Most schools have their own individual website where they post information that describes the school and provides program and student achievement information. Your local trustee will also be able to provide you with information about the schools in your neighbourhood.
How can I get involved in my local school?
Each school has a school council which meets regularly. The council itself has both parent/guardian and community members and meetings are open to the community. They provide a forum through which parents and other members of school communities can contribute to improving student achievement and school performance. School councils have an advisory role and they enhance the accountability of the education system to parents. They make recommendations to the school principal and the school boards on any matter. Principals and school boards, in turn, must consult with school councils on a variety of matters that affect student learning. They must also consider recommendations made by school councils and report back to the councils on how they plan to act on their advice. (See: http://www.edu.gov.on.ca/eng/general/elemsec/council/council02.pdf )
Schools also have a volunteer program that provides parents and community members with opportunities to get involved in the life of the school.
Your local school board trustee will welcome your questions and suggestions.
What does my local School Board Trustee do to represent me?
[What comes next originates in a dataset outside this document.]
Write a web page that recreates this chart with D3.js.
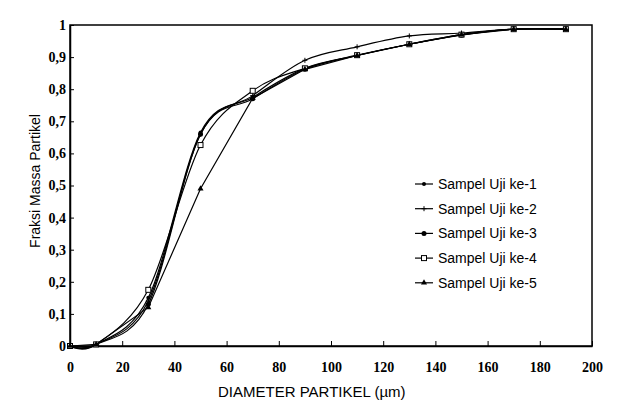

The local school board trustee regularly communicates with parents and guardians and seeks input when the board is developing policies, making major decisions or determining its multi-year strategic plan. These communications may take the form of a trustee e-newsletter, social media, online journals, blogs or postings on the trustee’s own website. The trustee is often your first point of contact when you have questions or concerns about your local school. While individual trustees do not have the authority to direct board staff to undertake any particular action, they can help in answering questions, finding solutions or facilitating interaction with the school and board administration. As a parent/guardian you may contact your trustee directly to raise concerns or discuss issues of interest.